1768-03-08, de — Dantan à Voltaire [François Marie Arouet].

Monsieur,

Vous soulagez les malheureux, vôtre cœur est entier pour L'humanité, et les Exemples que J'en ay, ont produits les Effets de la plus grande sensibilité, et l'âme attendrie de vos générosités, trouvera toujours une consolation en vous faisant La peinture des maux qu'elle a éprouvée.

Je suis Le 4e Enfant qui gémit sur les malheurs de nos pères et ayeul et plongé dans L'indigence, nous avons tenté le recouvrement auprès de sa Majesté d'une somme de 248533lt 13 que nous avons Justifiée être düe pour la Nourriture de Louis quatorze, et Louis XV et Leurs Maisons. Tous les Boulangers fournissant des particuliers ont le droit assuré d'une préférence pour le payement de leur fourniture. Dans La position où nous sommes, nous ne réclamons nos Créances qu'à ce seul Titre. Nos pièces produites entre les mains du Ministre sont des actes certains, approuvés, et reconnus.

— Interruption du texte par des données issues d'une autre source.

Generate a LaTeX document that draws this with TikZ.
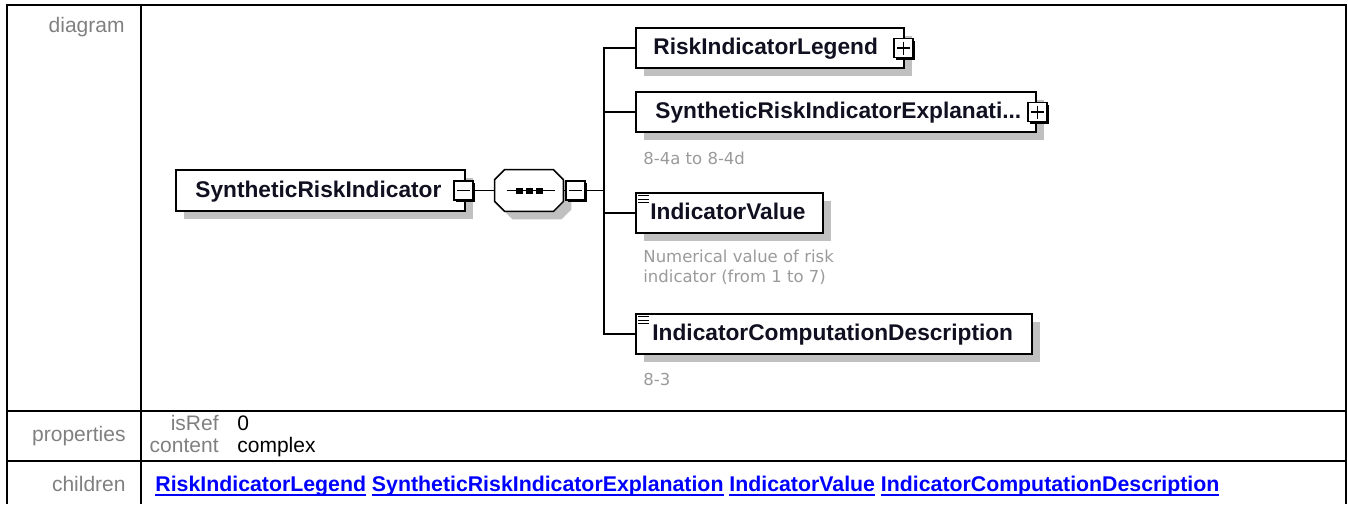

Il y a près de 2 ans, que M. Le Contrôleur général, et M. de Boulongne, Intendant des Finances, ont nos Titres entre les mains avec des Mémoires dictés par la sensibilité de nos maux; mais quelques efforts, que nous ayons pu faire, nôtre Eloquence peut-elle toucher? Ne sçachant plus quel parti prendre après les délais qui nous sont donnez, nous avons regardé, qu'une personne qui fléchit les cœurs, ne pourroit que nous être très favorable, et fondant nos espérances sur la bonté du Roy, nous nous sommes permis de vous suplier de lui faire parvenir le récit de notre indigence. Nous serions heureux, si, étant Porteur nous mêmes d'une Epitre touchante nous avions l'avantage de pouvoir la présenter à sa Majesté. Vous seul Monsieur, pouvez tout notre bonheur, et informé de nos peines ils ne nous reste qu'à vous assurer des vœux qui seront aussi Eternels dans nos Cœurs que vôtre immortalité.